Allan Faqeer sang many songs in the Sindhi language. One of the most popular being Tiri Pawandan as well as the national song of Itne Barae Jeewan Sagar Mein. Though being quite popular in Sindh alread, he gained further popularity nationwide. This happened in the late 80s. He sang the most popular ‘Humma Humma’ in collaboration with Muhammad Ali Sheikhi. It was a script from Allah Allah Kar Bhaiyya. The song was a unique fusion of pop and classical music that took by storm both local and foreigh audience. This song paved the path for Pakistani music’s appreciation globally. Apart from performing on PTV and Radio Pakistan, he also sang many songs for various Sindhi films as well. Apart from singing in Sindhi and Urdu language, Allan Faqeer proved his maestro in Punjabi and Saraiki too.
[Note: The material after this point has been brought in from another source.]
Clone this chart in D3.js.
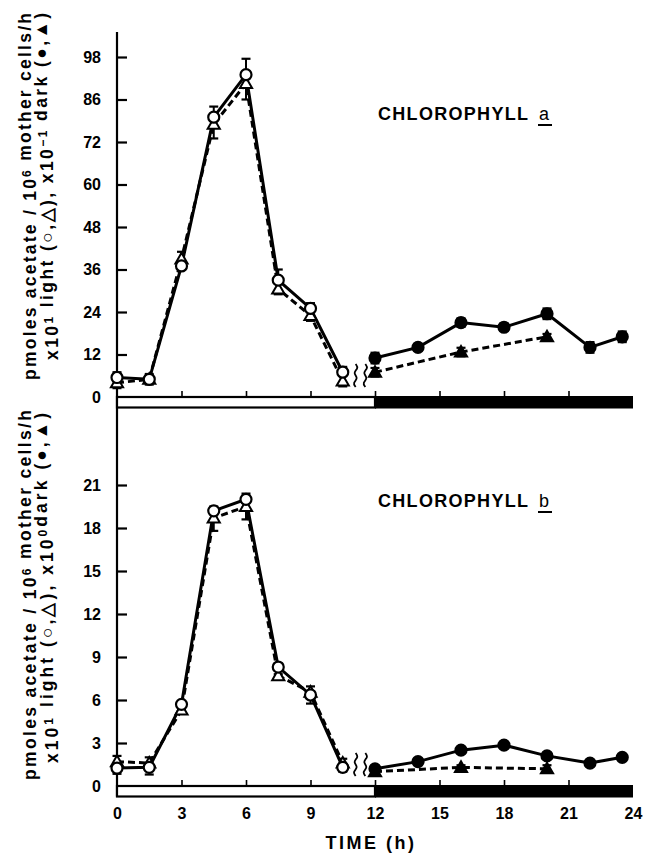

Allan Faqeer received the Presidential Award for his contribution to the musical and art industry of Pakistan. This happened in 1980 by the Government of Pakistan. The Presidential Award is also known as the Presidential Pride of Performance Award in Pakistan. This award goes to people from all walks of life. It honors those who have contributed to Pakistan’s image. It is the highest national award for both national and international individuals. This award is bestowed on the recipients on the Pakistan Resolution Day. Notable recipients of the award include Abida Parveen, Mualna Tariq Jamil, and Fehmida Riaz.
In recognition of his services, he was further bestowed by the Shah Latif, Kandhkot and Shabaz Qalandar Award in 1992.
Allan Faqeer is an epitome of soulful voice, melodious performance, rhetoric yet symbolic style of Sufi dance. His voice complements his mysterious yet supernatural performance. His songs were a fusion of the philosophical thoughts and innovation within the musical domain. Allan Faqeer left his fans devastated with his death. He departed in a private hospital in Karachi on 4th July, 2000 after battling with illness.
Allan Faqeer is a singer who is still remembered for his finesse and talent all over the world. He will always be known for his mystic appearance with colorful beads and malas, a shock of a black beard, and his calm and humble demeanor. His song Alif Allah, Meem Muhammad, Aen Ali is among the most popular sufi songs in Pakistan. The Sketches’ rendition of Alif Allah was a tribute to Allan Faqeer genius and mastery over music. The entire music community reveres Allan Faqeer as some one who gave beautiful music and soulful experience to the listeners.